One common complaint about Wuthering Heights, which I have always found strange, is that the characters are all detestable. True, but it doesn’t bother me. When I read a novel, only two things matter:
- 1/ Are the characters well-delineated? Are they alive (within the world of the novel)?
- 2/ Is the author good at what she’s doing—what she has set out to do? Do I like the author?
The characters of Wuthering Heights, generally speaking, are various shades of unpleasantness, but they’re very much alive. They feel, they love, they hate, they change and grow.
Now when I reread Wuthering Heights, I love it even more as I see things previously missed, and see the characters differently. Nelly Dean is no longer a sane, sensible, trustworthy housekeeper—she is judgemental, manipulative, unreliable—she takes part in the bullying of Heathcliff as a child, meddles in others’ affairs, causes the rift between Heathcliff and Catherine, provokes Catherine in front of Edgar Linton, neglects Cathy in Edgar Linton’s absence (and gives her the chance to sneak off to Wuthering Heights), and so on. Heathcliff is one of the most brutal and vengeful characters in fiction and perhaps there’s always been some savagery in him, but at the same time Emily Bronte lets us see what years of prejudice, hate, and injustice do to a person—as Shakespeare does with the character of Shylock—and part of the art of Wuthering Heights is in the depiction of a villainous character from the perspective of someone who dislikes and despises him from the start and perhaps has contributed to that villainy.
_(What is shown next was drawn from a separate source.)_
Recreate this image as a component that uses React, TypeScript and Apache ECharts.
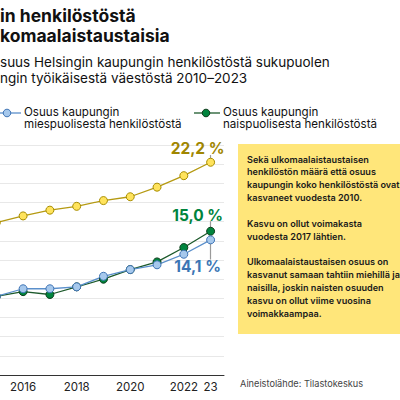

I think there’s also some envy in that hostility, as Heathcliff is an outsider brought into the house and getting preferential treatment from Mr Earnshaw, whereas Nelly Dean is a servant and forever a servant.
I also see Hindley Earnshaw differently. He has treated Heathcliff abominably, he has been a bully, but is his hatred of Heathcliff not understandable? From the start, the appearance of Heathcliff in the house goes together with the present he wanted that got broken. The new boy, with unknown parentage, also usurps his place and gets special treatment from his father. It is no wonder that Hindley is angry for years, and puts Heathcliff “in his place” after the death of Mr Earnshaw. As he becomes self-destructive after the loss of his life and drinks himself to death, neglecting his own son, I can’t help seeing him as a tragic figure.
Linton Heathcliff is another character that I now see differently.
“I divined, from this account, that utter lack of sympathy had rendered young Heathcliff selfish and disagreeable, if he were not so originally; and my interest in him, consequently, decayed: though still I was moved with a sense of grief at his lot, and a wish that he had been left with us.” (ch.21)
I remember last time feeling irritated by his peevishness, pettiness, and self-absorption, and disliking his contemptuous attitude towards Hareton Earnshaw.
“… the boy finding animation enough while discussing Hareton’s faults and deficiencies, and relating anecdotes of his goings on; and the girl relishing his pert and spiteful sayings, without considering the ill-nature they evinced. I began to dislike, more than to compassionate Linton, and to excuse his father in some measure for holding him cheap.” (ibid.)
But this time I just feel sorry for Linton, so ill and weak, so cruelly used by his own father. So bent on revenge, Heathcliff has no love or concern for anyone else, bullying his own son and calling Linton “a pitiful, shuffling, worthless thing”.
“Linton here started from his slumber in bewildered terror, and asked if any one had called his name.
“No,” said Catherine; “unless in dreams. I cannot conceive how you manage to doze out of doors, in the morning.”
“I thought I heard my father,” he gasped, glancing up to the frowning nab above us. “You are sure nobody spoke?”” (ch.26)
Why did I, in my first reading, not notice how pathetic and terrified he was?
This is a masterful novel. Emily Bronte is a great writer, I love her prose, and I suppose one of the reasons I like her is that, even though she depicts some selfish and terrible characters, hers is not a bleak, misanthropic view of humanity: Wuthering Heights is about the cycle of hate and violence, but love and compassion break that cycle.